Distinguished Speaker Series questions nature versus nurture

“The seeds of failure” planted by the Human Genome Project have forced scientists to broaden their notions of the gene, according to Sahotra Sarkar, a philosopher of science and conservation biologist. This was a point highlighted throughout his lecture “Nature and Nurture in the Postgenomic Era.” Sarkar visited MSU as part of the College of Letters and Science Distinguished Speakers Series on Monday, April 4. The Department of Philosophy sponsored the event; MSU philosophy professor Prasanta Bandyopadhyay was instrumental in bringing Sarkar to the series. The lecture spoke to the successes, failures and implications that have arisen in the decade since the completion of the Human Genome Project.

Sarkar is currently a faculty member at the University of Texas at Austin, having previously received a bachelor’s degree from Columbia University and a master’s degree and doctorate from the University of Chicago. He is a highly cited philosopher, notably for founding systematic conservation planning within conservation biology and working in varieties of reductionism. The lecture highlighted his background both in biology and philosophy, grappling with the scientific technicalities of the Human Genome Project and the societal outcomes of its results.

The project’s origins began with the Atomic Energy Commission, which monitored survivors of the Hiroshima and Nagasaki nuclear bombs dropped in 1945 and their descendents. The commission expected to see an increased rate of mutations, but these mutations did not materialize and the commission concluded that a finer resolution map of the genome was needed in order to locate the missing mutations. The Human Genome Project was then proposed in the 1980s, and formally launched in 1990.

Sarkar was a critic of the project, one of many opponents of the proposal. Objections were based on intellectual, religious, ethical and policy grounds. Prospects of genetic discrimination stimulated fear of eugenics, privacy issues and insurance denial based on genetic predisposition. Religious leaders called for concern of the project encouraging abortions and “playing God,” while scientists were opposed to the amount of resources taken away from other areas of biological research.

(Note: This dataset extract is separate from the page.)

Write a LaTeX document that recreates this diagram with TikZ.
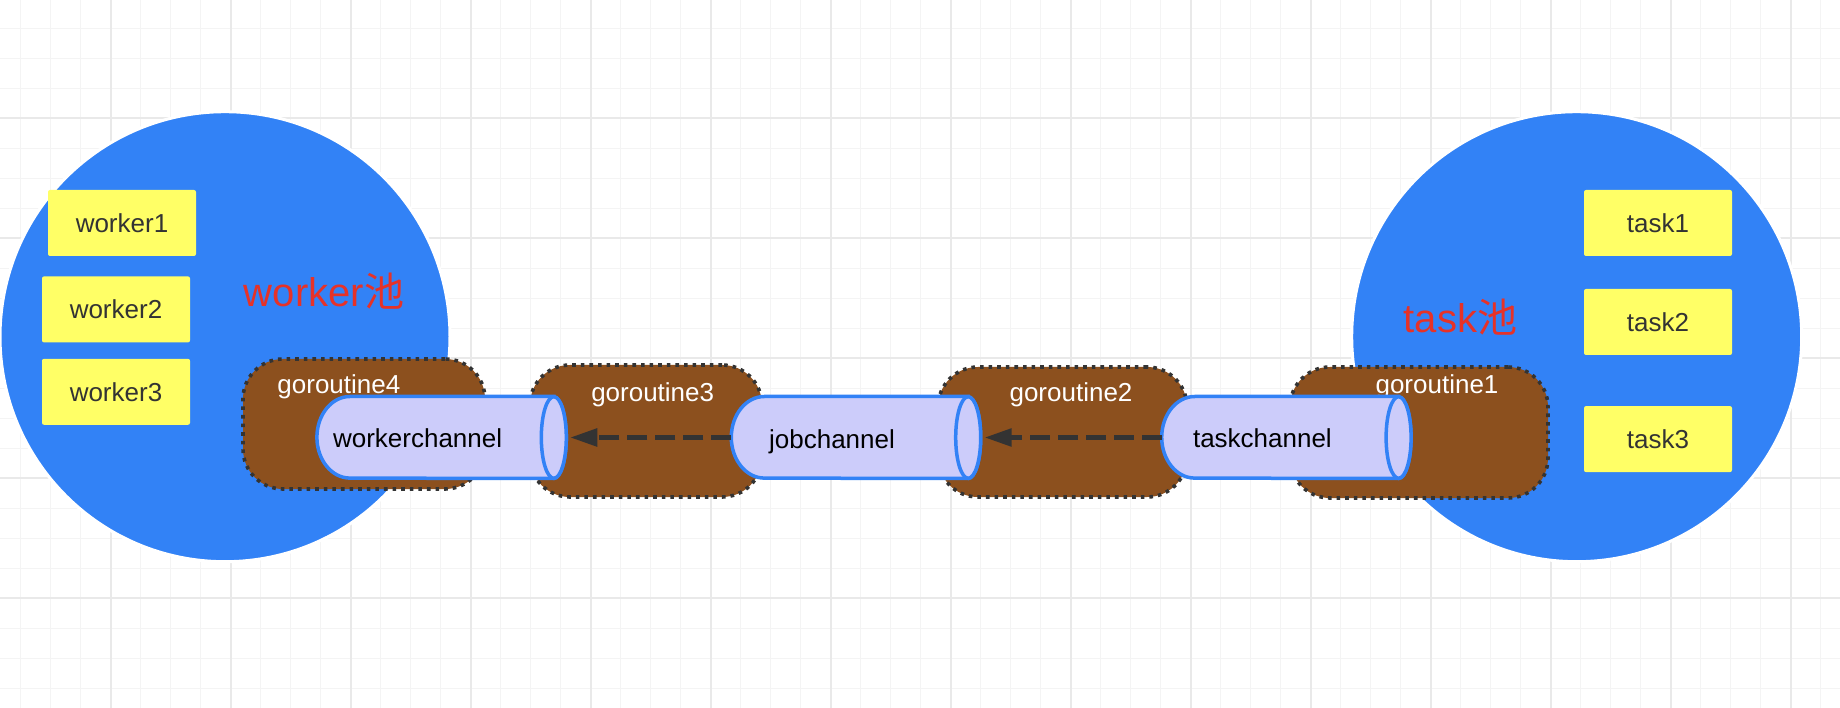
\documentclass[tikz,border=0pt]{standalone}
\usepackage{fontspec}
\setmainfont{Liberation Sans}
\newfontfamily\cjk{Noto Sans CJK SC}
\usepackage{tikz}
\usetikzlibrary{positioning}
\usetikzlibrary{arrows.meta}

\definecolor{poolblue}{RGB}{50,130,246}
\definecolor{gorbrown}{RGB}{140,80,30}
\definecolor{chanfill}{RGB}{204,204,250}
\definecolor{boxyellow}{RGB}{255,255,102}
\definecolor{poolred}{RGB}{230,50,40}
\definecolor{arrowgray}{RGB}{51,51,51}
\definecolor{gridminor}{RGB}{244,244,244}
\definecolor{gridmajor}{RGB}{233,233,233}

\tikzset{
  pool/.style={circle, minimum size=450pt, inner sep=0pt, fill=poolblue, draw=white, line width=3pt},
  poollbl/.style={anchor=base, text=poolred, font=\fontsize{40pt}{48pt}\selectfont},
  poolitem/.style={minimum width=148pt, minimum height=66pt, inner sep=0pt, fill=boxyellow, rounded corners=2pt, text=arrowgray, font=\fontsize{26pt}{30pt}\selectfont},
  gor/.style={fill=gorbrown, draw=arrowgray, line width=3.6pt, dash pattern=on 3.6pt off 5pt, rounded corners=40pt, inner sep=0pt},
  gorlbl/.style={anchor=base, text=white, font=\fontsize{26pt}{30pt}\selectfont},
  chan/.style={minimum width=249pt, minimum height=81.6pt, inner sep=0pt},
  pipe/.style={fill=chanfill, draw=poolblue, line width=3.5pt},
  chanlbl/.style={anchor=base, text=black, font=\fontsize{26pt}{30pt}\selectfont},
  flow/.style={draw=arrowgray, line width=4.5pt, dash pattern=on 20pt off 8pt, -{Triangle[length=27pt,width=17.4pt]}, shorten >=4pt}
}

% channel body: round left end, open ellipse on the right
\newcommand{\pipebody}[1]{%
  \draw[pipe] ([xshift=-12.5pt]#1.north east) -- ([xshift=33pt]#1.north west)
    arc[start angle=90, end angle=270, x radius=33pt, y radius=40.8pt]
    -- ([xshift=-12.5pt]#1.south east)
    arc[start angle=-90, end angle=90, x radius=12.5pt, y radius=40.8pt] -- cycle;
  \draw[pipe] ([xshift=-12.5pt]#1.east) ellipse [x radius=12.5pt, y radius=40.8pt];
}

\begin{document}
\begin{tikzpicture}[x=1pt, y=-1pt]
\useasboundingbox (0,0) rectangle (1840,708);
\fill[white] (0,0) rectangle (1840,708);

% grid
\foreach \x in {20.7,50.7,...,1840} \draw[gridminor, line width=1.5pt] (\x,0) -- (\x,708);
\foreach \y in {28.3,58.3,...,708} \draw[gridminor, line width=1.5pt] (0,\y) -- (1840,\y);
\foreach \x in {110.7,230.7,...,1840} \draw[gridmajor, line width=1.8pt] (\x,0) -- (\x,708);
\foreach \y in {118.3,238.3,...,708} \draw[gridmajor, line width=1.8pt] (0,\y) -- (1840,\y);

% pools
\node (wpool) [pool] at (225,336.7) {};
\node (tpool) [pool] at (1576.7,336.7) {};

\node (worker1) [poolitem] at (122,223) {worker1};
\node (worker2) [poolitem, below=20pt of worker1, xshift=-6pt] {worker2};
\node (worker3) [poolitem, below=16pt of worker2] {worker3};

\node (task1) [poolitem] at (1658,223) {task1};
\node (task2) [poolitem, below=32.6pt of task1] {task2};
\node (task3) [poolitem, below=50.7pt of task2] {task3};

\node (wpoollbl) [poollbl] at (324,307) {worker{\cjk 池}};
\node (tpoollbl) [poollbl] at (1460.5,333) {task{\cjk 池}};

% goroutines
\node (g4) [gor, minimum width=242pt, minimum height=130pt] at (364,424) {};
\node (g3) [gor, minimum width=232pt, minimum height=132pt] at (646,431) {};
\node (g2) [gor, minimum width=249pt, minimum height=130pt] at (1062.5,432) {};
\node (g1) [gor, minimum width=258pt, minimum height=131pt] at (1419,432.5) {};

\node (g4lbl) [gorlbl] at (338.9,393.3) {goroutine4};
\node (g3lbl) [gorlbl] at (652.7,401.7) {goroutine3};
\node (g2lbl) [gorlbl] at (1071,401.7) {goroutine2};
\node (g1lbl) [gorlbl] at (1437,393.3) {goroutine1};

% channels
\node (wch) [chan] at (441.6,437.5) {};
\node (jch) [chan, right=165pt of wch] {};
\node (tch) [chan, right=181pt of jch] {};

\pipebody{wch}
\pipebody{jch}
\pipebody{tch}

\node (wchlbl) [chanlbl] at ([xshift=-24pt,yshift=-10pt]wch.center) {workerchannel};
\node (jchlbl) [chanlbl] at ([xshift=-24pt,yshift=-11pt]jch.center) {jobchannel};
\node (tchlbl) [chanlbl] at ([xshift=-24pt,yshift=-10pt]tch.center) {taskchannel};

\draw[flow] (jch.west) -- (wch.east);
\draw[flow] (tch.west) -- (jch.east);

\end{tikzpicture}
\end{document}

However, promises of medical potential convinced the U.S. Congress to fund the project. The project promised that treatments could be personalized and medical care catered to specific genotypes, and that the “war against cancer” could be won.

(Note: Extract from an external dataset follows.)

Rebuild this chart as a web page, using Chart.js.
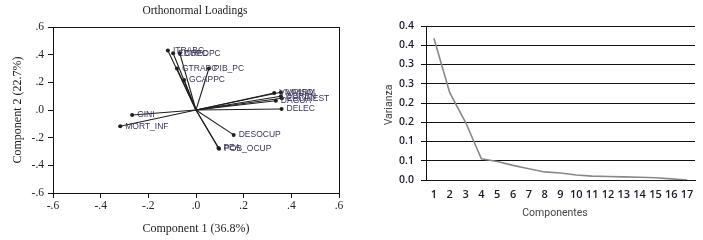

These promises did not materialize. Sarkar maintains that there has been no medical benefit due to the Human Genome Project, and its impact is basically irrelevant in the health field. Public health concerns have not become problems due to policy reforms passed protecting genetic privacy.

Sarkar does not mean this to  indicate that the project has been useless. Surprise after surprise came from the results the project, which officially ended in 2003. Scientists discovered that the amount of genes in an organism’s DNA does not translate into complexity (for example, rice has more genes than a person) and the amount of genes in a human is dramatically less than expected (100,000 was hypothesized, and the current estimation is 21,000). Even more surprising, only one percent of a healthy genome appears to have a function in the body, and the rest of the genetic information is considered “junk DNA.” Sarkar pointed out, “There are creationists who point out how well designed organisms are to argue for the existence of God, but no intelligent designer would design a genome where 99 percent is entirely waste.”

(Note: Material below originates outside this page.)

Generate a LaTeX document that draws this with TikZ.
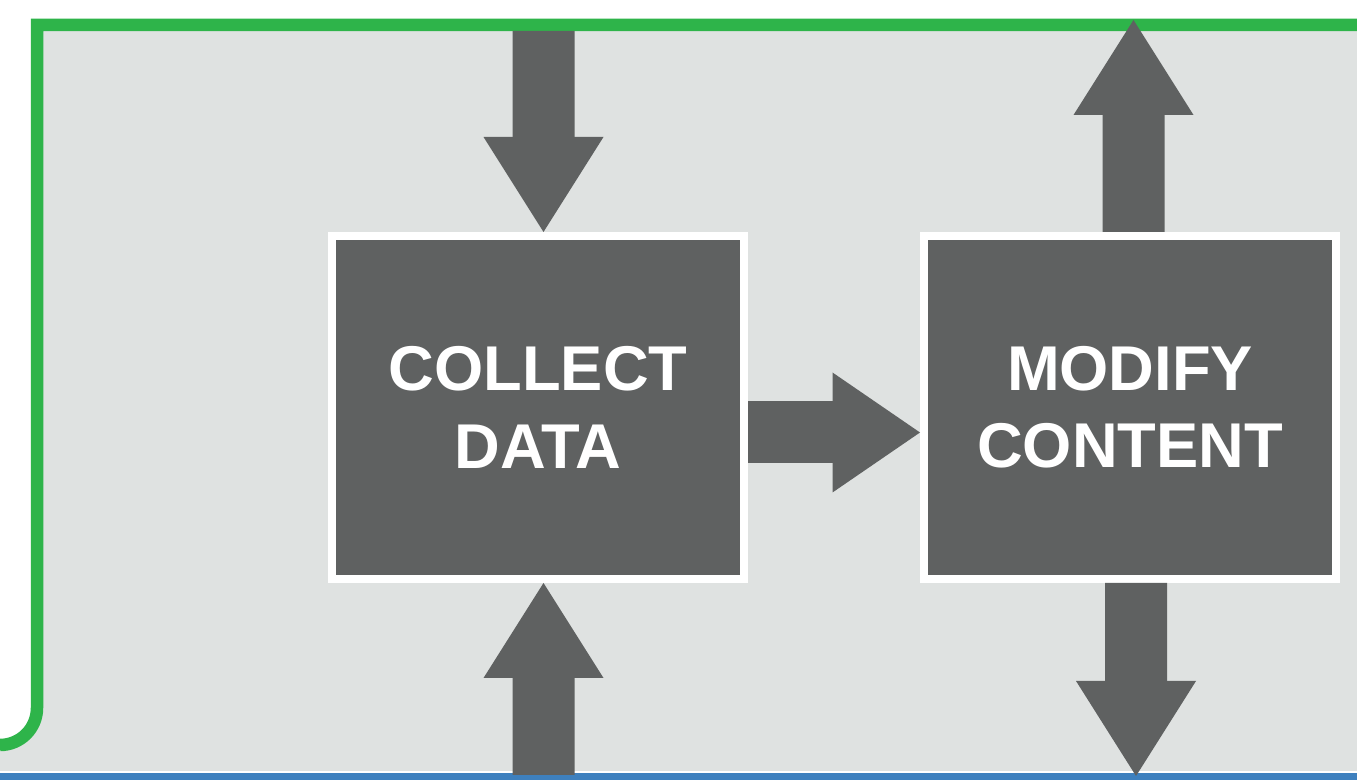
\documentclass[tikz,border=0pt]{standalone}
\usepackage{fontspec}
\setmainfont{Liberation Sans}
\usetikzlibrary{arrows.meta}
\definecolor{panelgray}{RGB}{223,226,225}
\definecolor{boxgray}{RGB}{95,97,97}
\definecolor{framegreen}{RGB}{46,180,74}
\definecolor{baseblue}{RGB}{62,128,190}
\tikzset{
  stepbox/.style={draw=white, fill=boxgray, line width=0.16cm,
    minimum width=8.24cm, minimum height=6.86cm, align=center,
    text=white, font=\fontsize{36}{44}\selectfont\bfseries},
  blockarrow/.style={draw=boxgray, line width=1.24cm,
    -{Triangle[width=2.4cm,length=1.9cm,line width=0pt]}},
}
\begin{document}
\begin{tikzpicture}
  \useasboundingbox (0,0) rectangle (27.14,15.6);
  \fill[white] (0,0) rectangle (27.14,15.6);
  \fill[panelgray] (0,0.17) rectangle (27.14,15.1);
  \fill[baseblue] (0,0) rectangle (27.14,0.13);
  \fill[white] (0,15.6) -- (0.74,15.6) -- (0.74,1.44) arc[start angle=0,end angle=-90,radius=0.74] -- cycle;
  \draw[framegreen, line width=0.25cm] (27.14,15.1) -- (0.74,15.1) -- (0.74,1.44) arc[start angle=0,end angle=-90,radius=0.74];
  \node[stepbox] (collect) at (10.76,7.45) {COLLECT\\DATA};
  \node[stepbox] (modify) at (22.6,7.45) {MODIFY\\CONTENT};
  \coordinate (top1) at (10.87,14.98);
  \coordinate (bot1) at (10.87,0.1);
  \coordinate (top2) at (22.67,15.2);
  \coordinate (bot2) at (22.72,0.08);
  \draw [blockarrow] (top1) -- ([xshift=0.11cm]collect.north);
  \draw [blockarrow] (bot1) -- ([xshift=0.11cm]collect.south);
  \draw [blockarrow, -{Triangle[width=2.4cm,length=1.75cm,line width=0pt]}] ([yshift=-0.5cm]collect.east) -- ([yshift=-0.5cm]modify.west);
  \draw [blockarrow] ([xshift=0.07cm]modify.north) -- (top2);
  \draw [blockarrow] ([xshift=0.12cm]modify.south) -- (bot2);
\end{tikzpicture}
\end{document}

He went on to the philosophical implications of assuming the line of thought that “nature can be equated to biological, which is assumed to be inherited, which can than be inferred as genetic,” arguing that the relationship between genes and the environment is far more integrated than the common “nature versus nurture” reasoning.

Sarkar recognized that while the Human Genome Project did not accomplish its original goals, its findings have had a massive impact on genetics, saying that, “If anyone had predicted before 2000 that the genome is as weird as it has turned out to be, no one would have believed that person.” He concluded that due to the findings of the Human Genome Project, “nature versus nurture does not make sense in the light of modern biology.”